>> Begin SOURCE DATA

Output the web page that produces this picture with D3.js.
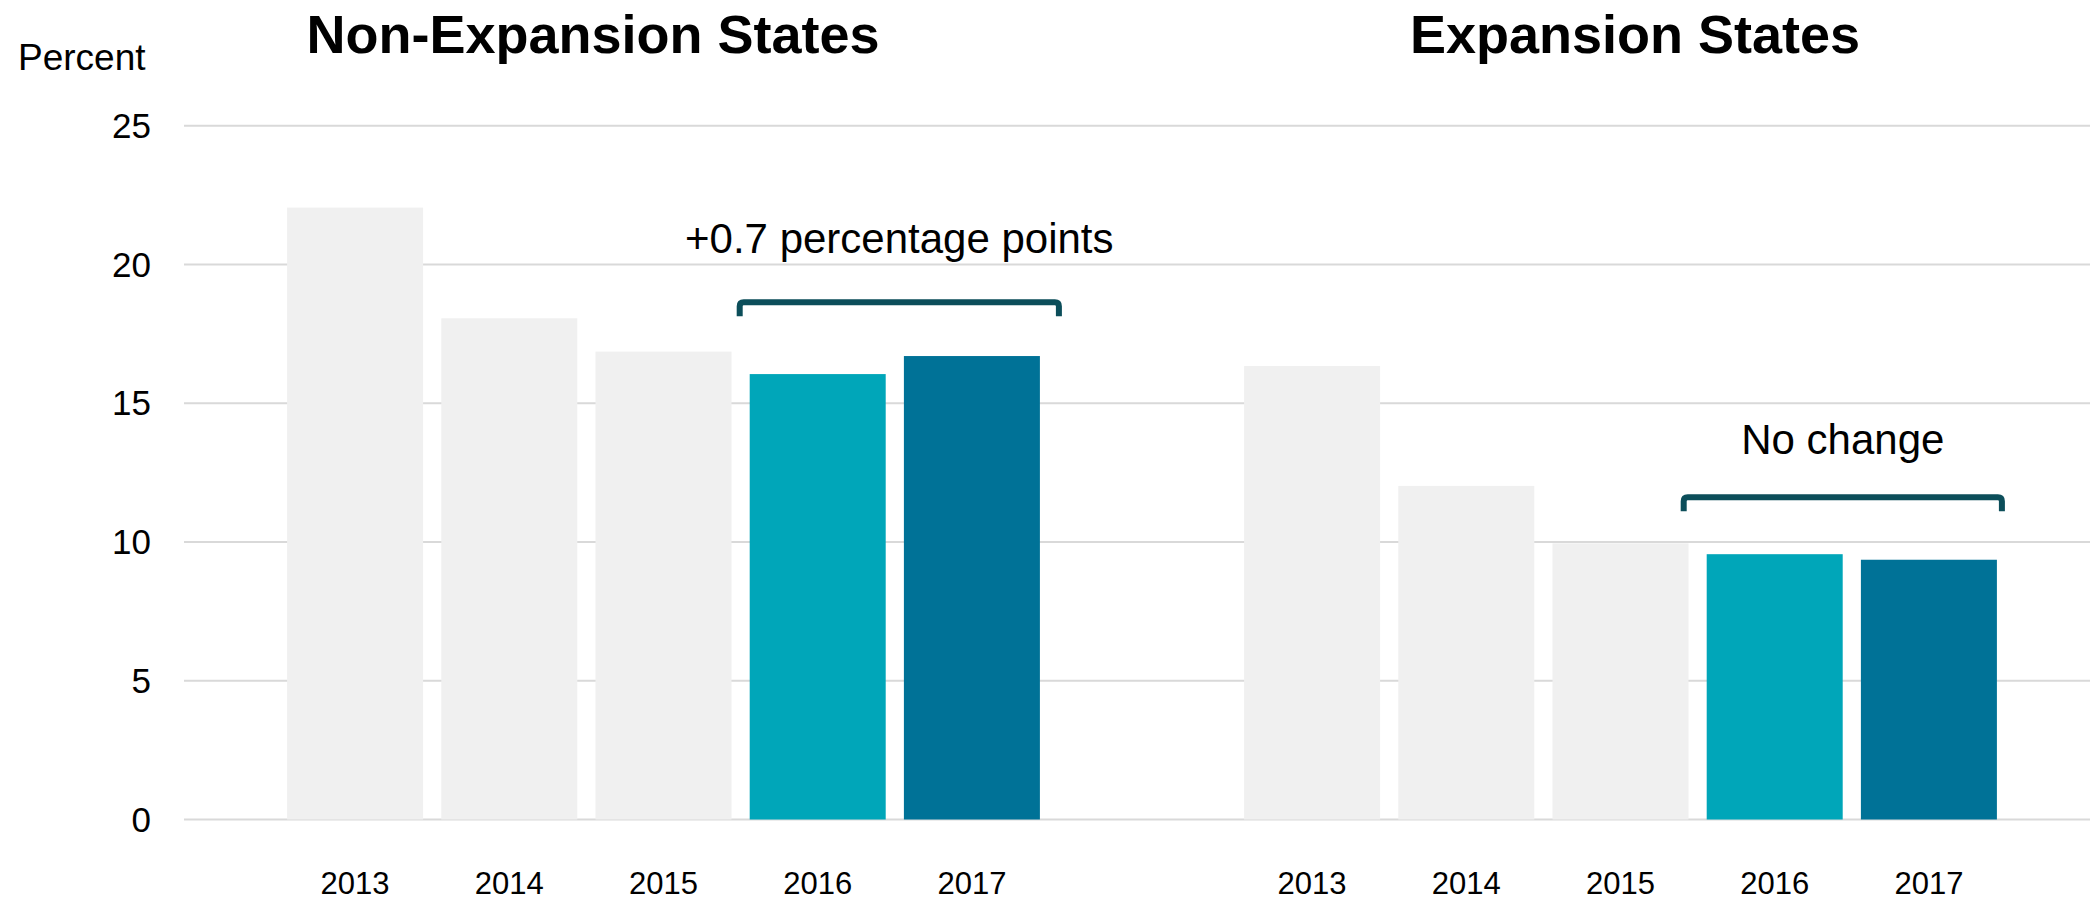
<!DOCTYPE html>
<html>
<head>
<meta charset="utf-8">
<script src="https://cdn.jsdelivr.net/npm/d3@7"></script>
<style>
  body { margin: 0; background: #ffffff; }
  svg { display: block; font-family: "Liberation Sans", Arial, sans-serif; }
  .title { font-weight: bold; font-size: 54px; fill: #000; }
  .tick-label { font-size: 35px; fill: #000; }
  .year-label { font-size: 31px; fill: #000; }
  .note { font-size: 42px; fill: #000; }
</style>
</head>
<body>
<div id="container-1"></div>
<script>
  let years = ["2013", "2014", "2015", "2016", "2017"];
  let panels = ["Non-Expansion States", "Expansion States"];
  let nonExpansion = [22.05, 18.06, 16.86, 16.05, 16.7];
  let expansion = [16.34, 12.02, 9.95, 9.56, 9.36];
  let yTicks = [0, 5, 10, 15, 20, 25];
  let notes = ["+0.7 percentage points", "No change"];
  let bracketLevel = [18.64, 11.61];  // y value of bracket line
  let noteLevel = [20.4, 13.17];       // y value of note baseline

  const WIDTH = 2090;
  const HEIGHT = 902;
  const BAR_COLORS = ["#f0f0f0", "#f0f0f0", "#f0f0f0", "#00a6b9", "#007297"];
  const BRACKET_COLOR = "#0c4e5a";

  window.onload = function() {
    let svg = d3.select("#container-1")
      .append("svg")
      .attr("width", WIDTH)
      .attr("height", HEIGHT);

    let y = d3.scaleLinear().domain([0, 25]).range([819.5, 125.7]);

    // panel settings: band range, title x, bracket pixel padding
    let layout = [
      { values: nonExpansion, range: [278, 1049], titleX: 593, padL: 10, padR: 19 },
      { values: expansion, range: [1235, 2006], titleX: 1635, padL: 23, padR: 5 }
    ];

    setGrid(svg, y);
    setAxisLabels(svg, y);

    layout.forEach(function(p, i) {
      let x = d3.scaleBand()
        .domain(years)
        .range(p.range)
        .paddingInner(0.118)
        .paddingOuter(0.059);
      setBars(svg, x, y, p.values);
      setYears(svg, x);
      setBracket(svg, x, y, p, i);

      svg.append("text")
        .attr("class", "title")
        .attr("x", p.titleX)
        .attr("y", 53)
        .attr("text-anchor", "middle")
        .text(panels[i]);
    });
  };

  function setGrid(svg, y) {
    svg.append("g")
      .selectAll("line")
      .data(yTicks)
      .enter()
      .append("line")
      .attr("x1", 184)
      .attr("x2", WIDTH)
      .attr("y1", function(d) { return y(d); })
      .attr("y2", function(d) { return y(d); })
      .attr("stroke", "#d9d9d9")
      .attr("stroke-width", 2);
  }

  function setAxisLabels(svg, y) {
    svg.append("g")
      .selectAll("text")
      .data(yTicks)
      .enter()
      .append("text")
      .attr("class", "tick-label")
      .attr("x", 151)
      .attr("y", function(d) { return y(d); })
      .attr("dy", "0.35em")
      .attr("text-anchor", "end")
      .text(function(d) { return d; });

    svg.append("text")
      .attr("class", "tick-label")
      .attr("x", 18)
      .attr("y", 70)
      .style("font-size", "37px")
      .text("Percent");
  }

  function setBars(svg, x, y, values) {
    svg.append("g")
      .selectAll("rect")
      .data(values)
      .enter()
      .append("rect")
      .attr("x", function(d, i) { return x(years[i]); })
      .attr("width", x.bandwidth())
      .attr("y", function(d) { return y(d); })
      .attr("height", function(d) { return y(0) - y(d); })
      .attr("fill", function(d, i) { return BAR_COLORS[i]; });
  }

  function setYears(svg, x) {
    svg.append("g")
      .selectAll("text")
      .data(years)
      .enter()
      .append("text")
      .attr("class", "year-label")
      .attr("x", function(d) { return x(d) + x.bandwidth() / 2; })
      .attr("y", 894)
      .attr("text-anchor", "middle")
      .text(function(d) { return d; });
  }

  function setBracket(svg, x, y, p, i) {
    let x0 = x("2016") - p.padL;
    let x1 = x("2017") + x.bandwidth() + p.padR;
    let yb = y(bracketLevel[i]);
    let r = 4;

    let path = d3.path();
    path.moveTo(x0, yb + 14);
    path.lineTo(x0, yb + r);
    path.quadraticCurveTo(x0, yb, x0 + r, yb);
    path.lineTo(x1 - r, yb);
    path.quadraticCurveTo(x1, yb, x1, yb + r);
    path.lineTo(x1, yb + 14);

    svg.append("path")
      .attr("d", path.toString())
      .attr("fill", "none")
      .attr("stroke", BRACKET_COLOR)
      .attr("stroke-width", 6);

    svg.append("text")
      .attr("class", "note")
      .attr("x", (x0 + x1) / 2)
      .attr("y", y(noteLevel[i]))
      .attr("text-anchor", "middle")
      .text(notes[i]);
  }
</script>
</body>
</html>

>> End SOURCE DATA

■ **PROBLEM TO WORK ON**: Repeat, word for word and with no pictures, only the lines running from the beginning of the data to the line that contains "setBracket(svg, x, y, p, i);".

■ **EXERCISE SOLUTION**:
Output the web page that produces this picture with D3.js.
<!DOCTYPE html>
<html>
<head>
<meta charset="utf-8">
<script src="https://cdn.jsdelivr.net/npm/d3@7"></script>
<style>
  body { margin: 0; background: #ffffff; }
  svg { display: block; font-family: "Liberation Sans", Arial, sans-serif; }
  .title { font-weight: bold; font-size: 54px; fill: #000; }
  .tick-label { font-size: 35px; fill: #000; }
  .year-label { font-size: 31px; fill: #000; }
  .note { font-size: 42px; fill: #000; }
</style>
</head>
<body>
<div id="container-1"></div>
<script>
  let years = ["2013", "2014", "2015", "2016", "2017"];
  let panels = ["Non-Expansion States", "Expansion States"];
  let nonExpansion = [22.05, 18.06, 16.86, 16.05, 16.7];
  let expansion = [16.34, 12.02, 9.95, 9.56, 9.36];
  let yTicks = [0, 5, 10, 15, 20, 25];
  let notes = ["+0.7 percentage points", "No change"];
  let bracketLevel = [18.64, 11.61];  // y value of bracket line
  let noteLevel = [20.4, 13.17];       // y value of note baseline

  const WIDTH = 2090;
  const HEIGHT = 902;
  const BAR_COLORS = ["#f0f0f0", "#f0f0f0", "#f0f0f0", "#00a6b9", "#007297"];
  const BRACKET_COLOR = "#0c4e5a";

  window.onload = function() {
    let svg = d3.select("#container-1")
      .append("svg")
      .attr("width", WIDTH)
      .attr("height", HEIGHT);

    let y = d3.scaleLinear().domain([0, 25]).range([819.5, 125.7]);

    // panel settings: band range, title x, bracket pixel padding
    let layout = [
      { values: nonExpansion, range: [278, 1049], titleX: 593, padL: 10, padR: 19 },
      { values: expansion, range: [1235, 2006], titleX: 1635, padL: 23, padR: 5 }
    ];

    setGrid(svg, y);
    setAxisLabels(svg, y);

    layout.forEach(function(p, i) {
      let x = d3.scaleBand()
        .domain(years)
        .range(p.range)
        .paddingInner(0.118)
        .paddingOuter(0.059);
      setBars(svg, x, y, p.values);
      setYears(svg, x);
      setBracket(svg, x, y, p, i);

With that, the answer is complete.